**What you are asked to do:** Starting at the first line of the listing below, repeat each line up to and including the one containing "const yAdjacent = [0, 5.3, 7.4, 8.7, 9.6, 10.75, 12.3];". Leave out pictures.

**Dataset entries:**

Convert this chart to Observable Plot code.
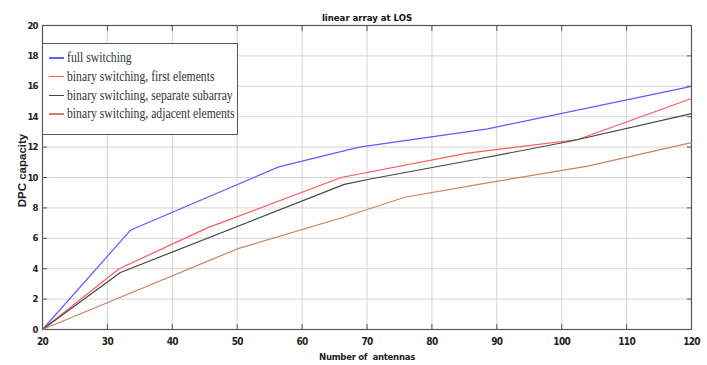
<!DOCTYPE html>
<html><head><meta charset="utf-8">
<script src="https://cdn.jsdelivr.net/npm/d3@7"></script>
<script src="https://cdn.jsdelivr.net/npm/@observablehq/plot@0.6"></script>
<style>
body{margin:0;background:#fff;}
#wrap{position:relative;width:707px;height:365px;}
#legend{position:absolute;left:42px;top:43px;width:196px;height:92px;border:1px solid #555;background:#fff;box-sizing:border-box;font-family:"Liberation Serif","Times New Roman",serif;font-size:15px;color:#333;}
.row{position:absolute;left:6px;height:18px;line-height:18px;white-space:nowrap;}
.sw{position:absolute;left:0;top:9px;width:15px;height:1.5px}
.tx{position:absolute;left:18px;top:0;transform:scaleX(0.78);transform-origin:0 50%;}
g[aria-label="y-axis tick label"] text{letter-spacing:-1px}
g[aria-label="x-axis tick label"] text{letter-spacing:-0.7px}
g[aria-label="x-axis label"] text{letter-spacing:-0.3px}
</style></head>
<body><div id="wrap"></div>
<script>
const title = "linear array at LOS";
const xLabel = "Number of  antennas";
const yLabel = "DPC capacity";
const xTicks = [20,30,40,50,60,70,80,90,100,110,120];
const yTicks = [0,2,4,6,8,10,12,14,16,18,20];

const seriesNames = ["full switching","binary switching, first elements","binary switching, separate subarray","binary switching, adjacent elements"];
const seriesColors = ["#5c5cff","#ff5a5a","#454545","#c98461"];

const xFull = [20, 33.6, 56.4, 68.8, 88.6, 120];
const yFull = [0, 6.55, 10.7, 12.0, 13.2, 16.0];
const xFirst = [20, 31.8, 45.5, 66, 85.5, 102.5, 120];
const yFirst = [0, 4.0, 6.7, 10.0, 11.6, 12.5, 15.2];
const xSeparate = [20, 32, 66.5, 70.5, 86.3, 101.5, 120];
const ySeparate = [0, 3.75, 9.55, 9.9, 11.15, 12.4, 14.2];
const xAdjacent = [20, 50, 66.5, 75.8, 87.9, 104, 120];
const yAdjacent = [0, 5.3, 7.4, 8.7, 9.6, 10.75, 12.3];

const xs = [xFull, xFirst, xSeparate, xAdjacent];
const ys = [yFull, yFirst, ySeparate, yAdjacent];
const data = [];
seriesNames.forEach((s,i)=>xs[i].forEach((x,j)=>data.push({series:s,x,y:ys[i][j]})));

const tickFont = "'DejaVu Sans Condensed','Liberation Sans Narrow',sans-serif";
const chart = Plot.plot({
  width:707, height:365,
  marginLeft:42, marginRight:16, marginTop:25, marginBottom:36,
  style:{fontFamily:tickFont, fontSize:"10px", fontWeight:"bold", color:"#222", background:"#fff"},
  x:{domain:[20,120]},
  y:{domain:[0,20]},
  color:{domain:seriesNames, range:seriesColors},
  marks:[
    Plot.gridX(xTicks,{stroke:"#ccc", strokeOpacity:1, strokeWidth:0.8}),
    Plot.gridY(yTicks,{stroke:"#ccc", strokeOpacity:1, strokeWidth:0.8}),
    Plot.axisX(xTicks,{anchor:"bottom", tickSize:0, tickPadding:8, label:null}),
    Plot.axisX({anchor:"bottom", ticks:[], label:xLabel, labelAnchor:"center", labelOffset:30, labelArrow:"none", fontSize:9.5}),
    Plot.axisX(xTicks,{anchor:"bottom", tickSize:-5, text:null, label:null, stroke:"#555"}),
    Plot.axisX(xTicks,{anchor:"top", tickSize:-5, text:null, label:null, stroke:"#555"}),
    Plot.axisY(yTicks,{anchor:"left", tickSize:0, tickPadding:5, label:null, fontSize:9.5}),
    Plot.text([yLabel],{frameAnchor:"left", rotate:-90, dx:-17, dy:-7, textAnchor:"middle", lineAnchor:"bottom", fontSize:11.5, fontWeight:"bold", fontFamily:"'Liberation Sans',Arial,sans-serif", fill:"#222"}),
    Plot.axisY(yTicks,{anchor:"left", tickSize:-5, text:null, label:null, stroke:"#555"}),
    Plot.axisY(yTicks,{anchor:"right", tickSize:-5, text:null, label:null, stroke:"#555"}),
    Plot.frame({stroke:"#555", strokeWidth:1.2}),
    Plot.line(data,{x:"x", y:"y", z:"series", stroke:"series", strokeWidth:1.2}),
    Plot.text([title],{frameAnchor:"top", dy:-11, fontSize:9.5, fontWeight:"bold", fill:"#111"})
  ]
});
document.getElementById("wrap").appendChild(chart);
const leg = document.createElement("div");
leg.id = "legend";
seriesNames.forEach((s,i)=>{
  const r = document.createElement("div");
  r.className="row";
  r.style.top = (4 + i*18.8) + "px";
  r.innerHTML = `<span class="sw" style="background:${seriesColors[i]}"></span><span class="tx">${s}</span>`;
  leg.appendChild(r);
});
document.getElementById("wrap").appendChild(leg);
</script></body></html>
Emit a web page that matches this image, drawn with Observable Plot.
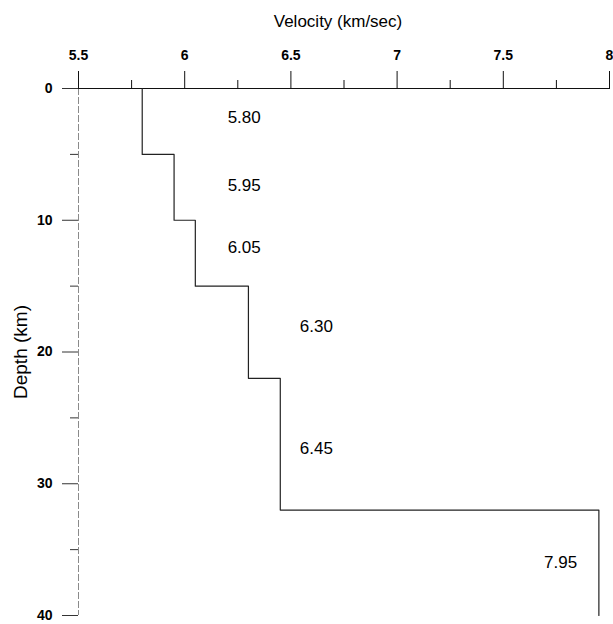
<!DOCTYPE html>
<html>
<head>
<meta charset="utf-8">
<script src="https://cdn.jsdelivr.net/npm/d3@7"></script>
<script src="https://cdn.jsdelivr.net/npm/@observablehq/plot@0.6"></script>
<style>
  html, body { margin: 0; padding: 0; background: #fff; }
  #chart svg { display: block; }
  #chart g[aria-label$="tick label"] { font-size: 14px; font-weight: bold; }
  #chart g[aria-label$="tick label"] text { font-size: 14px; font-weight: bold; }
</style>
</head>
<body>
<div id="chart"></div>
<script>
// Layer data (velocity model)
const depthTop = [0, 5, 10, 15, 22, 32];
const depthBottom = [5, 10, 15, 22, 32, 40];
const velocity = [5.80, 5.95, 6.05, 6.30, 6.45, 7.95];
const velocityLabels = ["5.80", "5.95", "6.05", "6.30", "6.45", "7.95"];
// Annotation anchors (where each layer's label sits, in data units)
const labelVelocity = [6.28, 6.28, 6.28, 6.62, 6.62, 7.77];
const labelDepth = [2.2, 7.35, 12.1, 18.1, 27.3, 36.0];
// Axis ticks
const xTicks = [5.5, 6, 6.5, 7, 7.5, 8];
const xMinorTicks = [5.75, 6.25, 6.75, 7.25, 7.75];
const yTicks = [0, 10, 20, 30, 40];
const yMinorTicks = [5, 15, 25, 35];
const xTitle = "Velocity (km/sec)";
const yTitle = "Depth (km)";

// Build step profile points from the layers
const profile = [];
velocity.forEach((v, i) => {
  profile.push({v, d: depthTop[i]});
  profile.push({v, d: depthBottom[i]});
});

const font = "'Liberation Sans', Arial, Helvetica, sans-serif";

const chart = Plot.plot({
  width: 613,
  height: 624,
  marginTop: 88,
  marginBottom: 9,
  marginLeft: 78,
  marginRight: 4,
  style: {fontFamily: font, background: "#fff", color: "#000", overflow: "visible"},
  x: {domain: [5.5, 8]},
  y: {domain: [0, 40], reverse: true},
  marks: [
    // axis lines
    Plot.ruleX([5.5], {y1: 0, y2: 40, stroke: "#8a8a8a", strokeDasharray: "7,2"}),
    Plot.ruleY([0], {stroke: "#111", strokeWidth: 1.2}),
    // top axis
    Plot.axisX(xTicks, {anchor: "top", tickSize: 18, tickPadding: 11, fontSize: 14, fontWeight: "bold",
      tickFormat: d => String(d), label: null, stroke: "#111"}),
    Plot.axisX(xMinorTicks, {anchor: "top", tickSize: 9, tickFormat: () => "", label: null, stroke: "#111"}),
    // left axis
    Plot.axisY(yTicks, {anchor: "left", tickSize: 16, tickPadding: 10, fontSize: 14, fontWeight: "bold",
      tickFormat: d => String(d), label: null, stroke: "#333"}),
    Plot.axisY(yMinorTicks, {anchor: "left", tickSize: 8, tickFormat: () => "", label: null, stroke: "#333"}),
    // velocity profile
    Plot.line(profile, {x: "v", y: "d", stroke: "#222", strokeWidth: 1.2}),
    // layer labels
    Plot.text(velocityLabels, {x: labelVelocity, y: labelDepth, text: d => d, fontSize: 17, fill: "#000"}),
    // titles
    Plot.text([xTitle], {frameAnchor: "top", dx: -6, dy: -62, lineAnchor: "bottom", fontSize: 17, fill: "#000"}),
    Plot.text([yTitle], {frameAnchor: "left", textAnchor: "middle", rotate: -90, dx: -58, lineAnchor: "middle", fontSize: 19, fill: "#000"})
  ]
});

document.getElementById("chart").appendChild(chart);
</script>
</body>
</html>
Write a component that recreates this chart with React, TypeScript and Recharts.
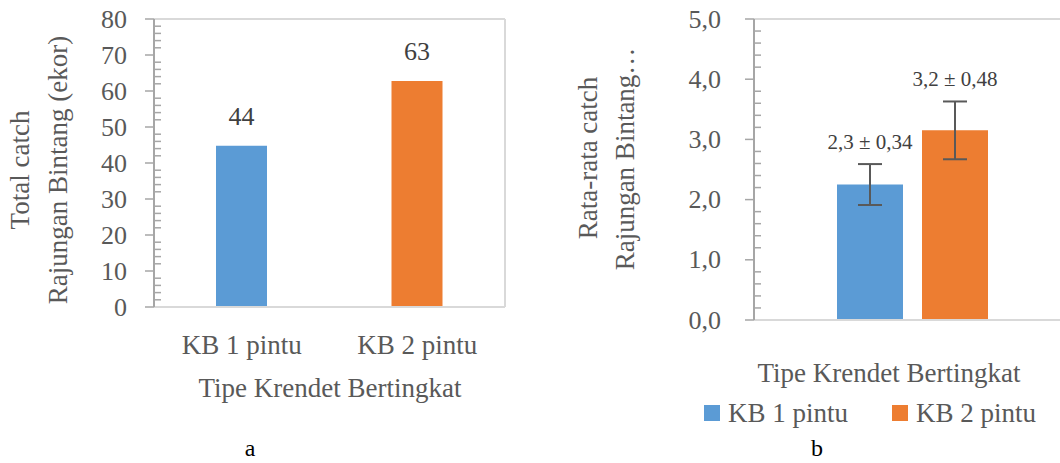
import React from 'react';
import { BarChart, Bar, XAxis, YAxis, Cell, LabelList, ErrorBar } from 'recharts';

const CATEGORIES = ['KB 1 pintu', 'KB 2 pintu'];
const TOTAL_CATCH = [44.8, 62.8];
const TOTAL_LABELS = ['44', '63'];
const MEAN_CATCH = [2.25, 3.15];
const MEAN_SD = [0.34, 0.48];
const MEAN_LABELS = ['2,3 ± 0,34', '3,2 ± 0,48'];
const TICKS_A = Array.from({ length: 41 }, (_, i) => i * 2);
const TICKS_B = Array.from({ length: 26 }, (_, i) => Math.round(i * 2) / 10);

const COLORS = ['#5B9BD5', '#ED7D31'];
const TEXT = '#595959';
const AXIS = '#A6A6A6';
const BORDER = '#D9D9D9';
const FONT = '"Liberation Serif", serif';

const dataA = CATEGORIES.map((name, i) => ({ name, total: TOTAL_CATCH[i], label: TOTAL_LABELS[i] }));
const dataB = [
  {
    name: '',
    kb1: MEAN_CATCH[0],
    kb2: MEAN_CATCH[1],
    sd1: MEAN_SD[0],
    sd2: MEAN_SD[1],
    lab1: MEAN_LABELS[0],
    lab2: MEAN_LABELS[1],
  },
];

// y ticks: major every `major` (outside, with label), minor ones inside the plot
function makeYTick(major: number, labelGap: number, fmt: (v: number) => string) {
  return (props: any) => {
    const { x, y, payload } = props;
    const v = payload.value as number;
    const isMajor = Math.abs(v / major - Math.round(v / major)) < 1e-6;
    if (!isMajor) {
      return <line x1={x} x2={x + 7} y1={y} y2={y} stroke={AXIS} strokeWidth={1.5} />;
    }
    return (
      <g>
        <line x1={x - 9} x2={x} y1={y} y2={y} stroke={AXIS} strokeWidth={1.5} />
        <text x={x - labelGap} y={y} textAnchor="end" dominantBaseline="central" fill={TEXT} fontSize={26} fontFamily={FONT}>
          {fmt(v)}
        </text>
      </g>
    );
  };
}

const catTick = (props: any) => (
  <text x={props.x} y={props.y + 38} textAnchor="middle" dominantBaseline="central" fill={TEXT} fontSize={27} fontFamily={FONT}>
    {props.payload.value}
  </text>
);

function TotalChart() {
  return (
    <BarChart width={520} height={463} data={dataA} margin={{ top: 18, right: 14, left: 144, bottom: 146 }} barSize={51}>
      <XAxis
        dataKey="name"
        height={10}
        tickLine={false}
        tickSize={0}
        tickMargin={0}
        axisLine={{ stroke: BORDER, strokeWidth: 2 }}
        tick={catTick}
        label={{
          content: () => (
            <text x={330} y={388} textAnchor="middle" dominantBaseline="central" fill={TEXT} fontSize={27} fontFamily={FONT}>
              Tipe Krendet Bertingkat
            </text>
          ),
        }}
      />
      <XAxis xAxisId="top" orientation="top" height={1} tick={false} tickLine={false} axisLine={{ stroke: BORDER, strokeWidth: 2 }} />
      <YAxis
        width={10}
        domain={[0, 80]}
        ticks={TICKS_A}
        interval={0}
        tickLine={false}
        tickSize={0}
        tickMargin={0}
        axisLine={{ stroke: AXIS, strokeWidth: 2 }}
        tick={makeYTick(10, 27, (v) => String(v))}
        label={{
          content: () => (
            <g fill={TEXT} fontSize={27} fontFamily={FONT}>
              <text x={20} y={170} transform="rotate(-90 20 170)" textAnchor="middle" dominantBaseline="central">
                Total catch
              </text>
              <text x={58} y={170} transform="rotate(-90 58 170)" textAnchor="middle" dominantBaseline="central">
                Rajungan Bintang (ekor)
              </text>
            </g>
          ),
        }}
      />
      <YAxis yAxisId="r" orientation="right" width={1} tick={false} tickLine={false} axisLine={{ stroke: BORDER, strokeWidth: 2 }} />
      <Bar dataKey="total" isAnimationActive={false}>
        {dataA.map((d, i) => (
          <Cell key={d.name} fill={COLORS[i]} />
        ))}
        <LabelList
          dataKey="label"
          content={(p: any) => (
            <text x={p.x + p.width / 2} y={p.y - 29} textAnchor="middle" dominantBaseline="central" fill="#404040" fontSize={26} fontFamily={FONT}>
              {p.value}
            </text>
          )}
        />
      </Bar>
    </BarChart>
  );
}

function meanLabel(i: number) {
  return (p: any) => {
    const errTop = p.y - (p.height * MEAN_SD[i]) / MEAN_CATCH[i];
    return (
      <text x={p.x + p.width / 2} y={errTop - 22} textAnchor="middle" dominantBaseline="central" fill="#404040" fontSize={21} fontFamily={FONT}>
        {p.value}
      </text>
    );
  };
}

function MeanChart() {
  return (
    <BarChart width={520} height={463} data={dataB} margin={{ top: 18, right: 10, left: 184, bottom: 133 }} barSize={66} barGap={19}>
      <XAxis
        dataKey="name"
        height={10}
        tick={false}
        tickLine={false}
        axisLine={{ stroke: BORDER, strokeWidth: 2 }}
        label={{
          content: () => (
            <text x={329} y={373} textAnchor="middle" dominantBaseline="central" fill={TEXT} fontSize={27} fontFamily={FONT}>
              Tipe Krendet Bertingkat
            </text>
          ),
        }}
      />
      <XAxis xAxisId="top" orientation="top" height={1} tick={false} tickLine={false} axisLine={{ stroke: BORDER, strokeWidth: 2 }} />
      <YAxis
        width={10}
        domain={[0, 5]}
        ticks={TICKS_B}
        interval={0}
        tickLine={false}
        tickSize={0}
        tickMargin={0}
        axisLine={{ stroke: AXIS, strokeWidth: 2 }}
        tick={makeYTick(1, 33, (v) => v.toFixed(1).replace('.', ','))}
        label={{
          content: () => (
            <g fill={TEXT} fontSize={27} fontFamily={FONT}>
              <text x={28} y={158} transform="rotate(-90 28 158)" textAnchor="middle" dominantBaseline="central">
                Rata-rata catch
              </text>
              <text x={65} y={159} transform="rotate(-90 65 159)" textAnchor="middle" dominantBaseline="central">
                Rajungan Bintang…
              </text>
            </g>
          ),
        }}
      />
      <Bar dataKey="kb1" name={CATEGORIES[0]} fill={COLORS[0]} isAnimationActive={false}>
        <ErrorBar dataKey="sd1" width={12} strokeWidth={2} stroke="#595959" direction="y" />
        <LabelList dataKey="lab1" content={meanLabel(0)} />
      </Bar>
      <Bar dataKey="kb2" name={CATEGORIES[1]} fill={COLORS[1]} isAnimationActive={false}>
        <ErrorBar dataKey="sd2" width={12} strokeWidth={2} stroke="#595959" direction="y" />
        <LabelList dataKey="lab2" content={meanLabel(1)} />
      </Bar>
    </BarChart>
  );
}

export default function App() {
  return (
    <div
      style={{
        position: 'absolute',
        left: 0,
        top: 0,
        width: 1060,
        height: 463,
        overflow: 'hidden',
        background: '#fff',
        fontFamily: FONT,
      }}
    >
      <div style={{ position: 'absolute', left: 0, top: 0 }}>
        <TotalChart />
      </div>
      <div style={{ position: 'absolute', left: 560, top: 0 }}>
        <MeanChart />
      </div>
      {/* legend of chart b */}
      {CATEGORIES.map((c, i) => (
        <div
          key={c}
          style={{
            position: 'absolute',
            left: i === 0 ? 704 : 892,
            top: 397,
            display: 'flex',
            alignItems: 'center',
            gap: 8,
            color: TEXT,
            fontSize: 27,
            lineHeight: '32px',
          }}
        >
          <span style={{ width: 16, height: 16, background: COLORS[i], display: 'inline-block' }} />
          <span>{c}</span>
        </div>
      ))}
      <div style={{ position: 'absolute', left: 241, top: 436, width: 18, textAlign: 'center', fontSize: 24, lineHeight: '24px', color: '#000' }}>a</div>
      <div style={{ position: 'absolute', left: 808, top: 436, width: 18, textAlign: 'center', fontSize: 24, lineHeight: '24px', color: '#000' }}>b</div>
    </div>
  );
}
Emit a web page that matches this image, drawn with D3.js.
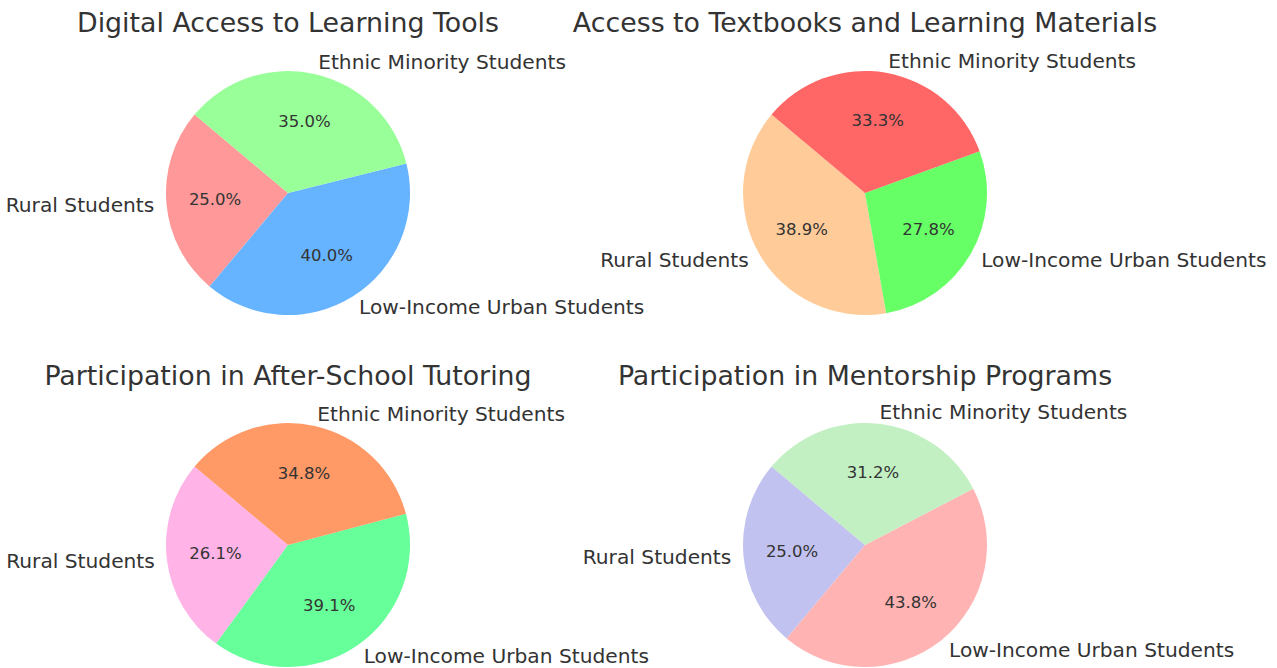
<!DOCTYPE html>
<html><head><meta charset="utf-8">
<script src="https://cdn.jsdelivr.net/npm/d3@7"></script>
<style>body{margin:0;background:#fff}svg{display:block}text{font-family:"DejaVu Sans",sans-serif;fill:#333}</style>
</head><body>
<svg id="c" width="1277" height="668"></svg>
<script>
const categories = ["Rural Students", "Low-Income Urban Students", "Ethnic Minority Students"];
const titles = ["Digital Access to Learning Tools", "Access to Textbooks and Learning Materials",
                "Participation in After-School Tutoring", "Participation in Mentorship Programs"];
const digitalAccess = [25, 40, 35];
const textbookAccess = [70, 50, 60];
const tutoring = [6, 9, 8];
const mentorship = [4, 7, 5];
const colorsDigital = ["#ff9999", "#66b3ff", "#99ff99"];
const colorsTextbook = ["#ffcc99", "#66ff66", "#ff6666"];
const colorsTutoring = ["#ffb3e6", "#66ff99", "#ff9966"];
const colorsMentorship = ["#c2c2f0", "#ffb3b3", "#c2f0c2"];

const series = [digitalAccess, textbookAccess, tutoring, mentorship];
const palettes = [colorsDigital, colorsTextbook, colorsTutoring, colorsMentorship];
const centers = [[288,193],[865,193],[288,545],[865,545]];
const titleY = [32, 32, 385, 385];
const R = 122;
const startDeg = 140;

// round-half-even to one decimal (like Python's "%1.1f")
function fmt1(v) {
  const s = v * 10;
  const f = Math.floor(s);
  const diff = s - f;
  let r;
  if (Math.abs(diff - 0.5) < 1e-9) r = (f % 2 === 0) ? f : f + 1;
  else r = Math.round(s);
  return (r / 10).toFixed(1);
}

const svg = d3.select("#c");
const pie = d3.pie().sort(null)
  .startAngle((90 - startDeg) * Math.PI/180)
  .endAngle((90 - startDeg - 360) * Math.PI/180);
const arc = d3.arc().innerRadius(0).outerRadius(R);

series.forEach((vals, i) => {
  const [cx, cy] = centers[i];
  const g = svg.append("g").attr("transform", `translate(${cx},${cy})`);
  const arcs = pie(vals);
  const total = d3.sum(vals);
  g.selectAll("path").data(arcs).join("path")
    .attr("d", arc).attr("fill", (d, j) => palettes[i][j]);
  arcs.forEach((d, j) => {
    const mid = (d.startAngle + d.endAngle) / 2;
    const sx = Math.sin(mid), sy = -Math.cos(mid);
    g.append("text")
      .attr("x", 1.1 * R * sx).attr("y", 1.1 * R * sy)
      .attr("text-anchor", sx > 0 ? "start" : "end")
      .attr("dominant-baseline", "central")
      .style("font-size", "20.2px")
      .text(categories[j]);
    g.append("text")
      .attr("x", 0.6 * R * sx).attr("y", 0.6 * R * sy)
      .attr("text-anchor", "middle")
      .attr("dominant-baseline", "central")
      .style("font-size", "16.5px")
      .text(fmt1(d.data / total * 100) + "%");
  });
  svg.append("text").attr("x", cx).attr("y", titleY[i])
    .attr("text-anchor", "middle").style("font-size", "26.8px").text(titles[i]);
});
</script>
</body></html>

**Exercise output:**
Convert this chart to Observable Plot code.
<!DOCTYPE html>
<html><head><meta charset="utf-8">
<script src="https://cdn.jsdelivr.net/npm/d3@7"></script>
<script src="https://cdn.jsdelivr.net/npm/@observablehq/plot@0.6"></script>
<style>
body{margin:0;background:#fff;}
#wrap{position:relative;width:707px;height:365px;}
#legend{position:absolute;left:42px;top:43px;width:196px;height:92px;border:1px solid #555;background:#fff;box-sizing:border-box;font-family:"Liberation Serif","Times New Roman",serif;font-size:15px;color:#333;}
.row{position:absolute;left:6px;height:18px;line-height:18px;white-space:nowrap;}
.sw{position:absolute;left:0;top:9px;width:15px;height:1.5px}
.tx{position:absolute;left:18px;top:0;transform:scaleX(0.78);transform-origin:0 50%;}
g[aria-label="y-axis tick label"] text{letter-spacing:-1px}
g[aria-label="x-axis tick label"] text{letter-spacing:-0.7px}
g[aria-label="x-axis label"] text{letter-spacing:-0.3px}
</style></head>
<body><div id="wrap"></div>
<script>
const title = "linear array at LOS";
const xLabel = "Number of  antennas";
const yLabel = "DPC capacity";
const xTicks = [20,30,40,50,60,70,80,90,100,110,120];
const yTicks = [0,2,4,6,8,10,12,14,16,18,20];

const seriesNames = ["full switching","binary switching, first elements","binary switching, separate subarray","binary switching, adjacent elements"];
const seriesColors = ["#5c5cff","#ff5a5a","#454545","#c98461"];

const xFull = [20, 33.6, 56.4, 68.8, 88.6, 120];
const yFull = [0, 6.55, 10.7, 12.0, 13.2, 16.0];
const xFirst = [20, 31.8, 45.5, 66, 85.5, 102.5, 120];
const yFirst = [0, 4.0, 6.7, 10.0, 11.6, 12.5, 15.2];
const xSeparate = [20, 32, 66.5, 70.5, 86.3, 101.5, 120];
const ySeparate = [0, 3.75, 9.55, 9.9, 11.15, 12.4, 14.2];
const xAdjacent = [20, 50, 66.5, 75.8, 87.9, 104, 120];
const yAdjacent = [0, 5.3, 7.4, 8.7, 9.6, 10.75, 12.3];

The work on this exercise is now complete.